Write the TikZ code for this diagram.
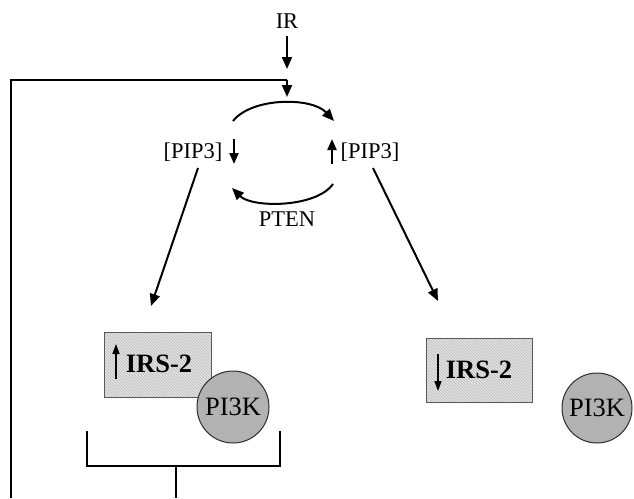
\documentclass[tikz,border=0pt]{standalone}
\usepackage{fontspec}
\setmainfont{Liberation Serif}
\usetikzlibrary{arrows.meta,patterns}
\begin{document}
\begin{tikzpicture}[x=1pt,y=-1pt,
  ln/.style={line width=2pt,black},
  arr/.style={ln,-{Triangle[length=12pt,width=10pt]}},
  piparr/.style={line width=2.2pt,-{Triangle[length=11pt,width=9pt]}},
  thinarr/.style={line width=1.5pt,-{Triangle[length=10pt,width=7pt]}},
  lbl/.style={font=\fontsize{22.5}{26}\selectfont,inner sep=0pt},
  irsbox/.style={draw=gray!70!black,line width=0.8pt,minimum width=107pt,minimum height=65pt,
    preaction={fill=gray!22},pattern=north west lines,pattern color=gray!55},
  pik/.style={circle,draw=gray!35!black,line width=1pt,fill=gray!60,minimum size=72pt,inner sep=0pt,
    font=\fontsize{26.5}{30}\selectfont},
  irstxt/.style={font=\fontsize{26.5}{30}\selectfont\bfseries,inner sep=0pt}]
\useasboundingbox (0,0) rectangle (634,498);
% IR input
\node[lbl] (ir) at (287,21) {IR};
\coordinate (irend) at (287,69);
\draw[arr] (ir.south) ++(0,7) -- (irend);
% feedback loop
\coordinate (fbbot) at (11,498);
\coordinate (fbtop) at (11,80);
\coordinate (fbjoin) at (287,80);
\coordinate (fbend) at (287,97);
\draw[ln] (fbbot) -- (fbtop) -- (fbjoin);
\draw[arr] (fbjoin) -- (fbend);
% PIP3 labels
\node[lbl] (pipL) at (193,152) {[PIP3]};
\node[lbl] (pipR) at (370,152) {[PIP3]};
\coordinate (pLa) at (234,139);
\coordinate (pLb) at (234,164);
\coordinate (pRa) at (332,164);
\coordinate (pRb) at (332,139);
\draw[piparr] (pLa) -- (pLb);
\draw[piparr] (pRa) -- (pRb);
% cycle arcs
\coordinate (t1) at (233,121);
\coordinate (t2) at (334,121);
\draw[arr] (t1) .. controls (252,97) and (312,97) .. (t2);
\coordinate (b1) at (333,184);
\coordinate (b2) at (232,188);
\draw[arr] (b1) .. controls (316,208) and (252,208) .. (b2);
\node[lbl] (pten) at (287,219) {PTEN};
% diagonal arrows
\coordinate (dL1) at (198,168);
\coordinate (dL2) at (151,306);
\coordinate (dR1) at (373,168);
\coordinate (dR2) at (438,301);
\draw[arr] (dL1) -- (dL2);
\draw[arr] (dR1) -- (dR2);
% left complex
\node[irsbox] (irsL) at (157.5,364.5) {};
\node[irstxt] (irsLt) at (159,364) {IRS-2};
\draw[thinarr] (116,379) -- (116,344);
\node[pik] (pikL) at (233,407) {PI3K};
% right
\node[irsbox,minimum width=106pt,minimum height=64pt] (irsR) at (479,370) {};
\node[irstxt] (irsRt) at (479,370) {IRS-2};
\draw[thinarr] (438,354) -- (438,391);
\node[pik,minimum size=70pt] (pikR) at (597,408) {PI3K};
% bracket
\coordinate (brL) at (87,431);
\coordinate (brLb) at (87,466);
\coordinate (brRb) at (280,466);
\coordinate (brR) at (280,431);
\coordinate (brM) at (176,466);
\coordinate (brMb) at (176,498);
\draw[ln] (brL) -- (brLb) -- (brRb) -- (brR);
\draw[ln] (brM) -- (brMb);
\end{tikzpicture}
\end{document}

━━━━━━━━━━━━━━━━━━━━

[DIRECTIONS]
From the data above, write out everything exactly except the pictures.

[REPLY]
Write the TikZ code for this diagram.
\documentclass[tikz,border=0pt]{standalone}
\usepackage{fontspec}
\setmainfont{Liberation Serif}
\usetikzlibrary{arrows.meta,patterns}
\begin{document}
\begin{tikzpicture}[x=1pt,y=-1pt,
  ln/.style={line width=2pt,black},
  arr/.style={ln,-{Triangle[length=12pt,width=10pt]}},
  piparr/.style={line width=2.2pt,-{Triangle[length=11pt,width=9pt]}},
  thinarr/.style={line width=1.5pt,-{Triangle[length=10pt,width=7pt]}},
  lbl/.style={font=\fontsize{22.5}{26}\selectfont,inner sep=0pt},
  irsbox/.style={draw=gray!70!black,line width=0.8pt,minimum width=107pt,minimum height=65pt,
    preaction={fill=gray!22},pattern=north west lines,pattern color=gray!55},
  pik/.style={circle,draw=gray!35!black,line width=1pt,fill=gray!60,minimum size=72pt,inner sep=0pt,
    font=\fontsize{26.5}{30}\selectfont},
  irstxt/.style={font=\fontsize{26.5}{30}\selectfont\bfseries,inner sep=0pt}]
\useasboundingbox (0,0) rectangle (634,498);
% IR input
\node[lbl] (ir) at (287,21) {IR};
\coordinate (irend) at (287,69);
\draw[arr] (ir.south) ++(0,7) -- (irend);
% feedback loop
\coordinate (fbbot) at (11,498);
\coordinate (fbtop) at (11,80);
\coordinate (fbjoin) at (287,80);
\coordinate (fbend) at (287,97);
\draw[ln] (fbbot) -- (fbtop) -- (fbjoin);
\draw[arr] (fbjoin) -- (fbend);
% PIP3 labels
\node[lbl] (pipL) at (193,152) {[PIP3]};
\node[lbl] (pipR) at (370,152) {[PIP3]};
\coordinate (pLa) at (234,139);
\coordinate (pLb) at (234,164);
\coordinate (pRa) at (332,164);
\coordinate (pRb) at (332,139);
\draw[piparr] (pLa) -- (pLb);
\draw[piparr] (pRa) -- (pRb);
% cycle arcs
\coordinate (t1) at (233,121);
\coordinate (t2) at (334,121);
\draw[arr] (t1) .. controls (252,97) and (312,97) .. (t2);
\coordinate (b1) at (333,184);
\coordinate (b2) at (232,188);
\draw[arr] (b1) .. controls (316,208) and (252,208) .. (b2);
\node[lbl] (pten) at (287,219) {PTEN};
% diagonal arrows
\coordinate (dL1) at (198,168);
\coordinate (dL2) at (151,306);
\coordinate (dR1) at (373,168);
\coordinate (dR2) at (438,301);
\draw[arr] (dL1) -- (dL2);
\draw[arr] (dR1) -- (dR2);
% left complex
\node[irsbox] (irsL) at (157.5,364.5) {};
\node[irstxt] (irsLt) at (159,364) {IRS-2};
\draw[thinarr] (116,379) -- (116,344);
\node[pik] (pikL) at (233,407) {PI3K};
% right
\node[irsbox,minimum width=106pt,minimum height=64pt] (irsR) at (479,370) {};
\node[irstxt] (irsRt) at (479,370) {IRS-2};
\draw[thinarr] (438,354) -- (438,391);
\node[pik,minimum size=70pt] (pikR) at (597,408) {PI3K};
% bracket
\coordinate (brL) at (87,431);
\coordinate (brLb) at (87,466);
\coordinate (brRb) at (280,466);
\coordinate (brR) at (280,431);
\coordinate (brM) at (176,466);
\coordinate (brMb) at (176,498);
\draw[ln] (brL) -- (brLb) -- (brRb) -- (brR);
\draw[ln] (brM) -- (brMb);
\end{tikzpicture}
\end{document}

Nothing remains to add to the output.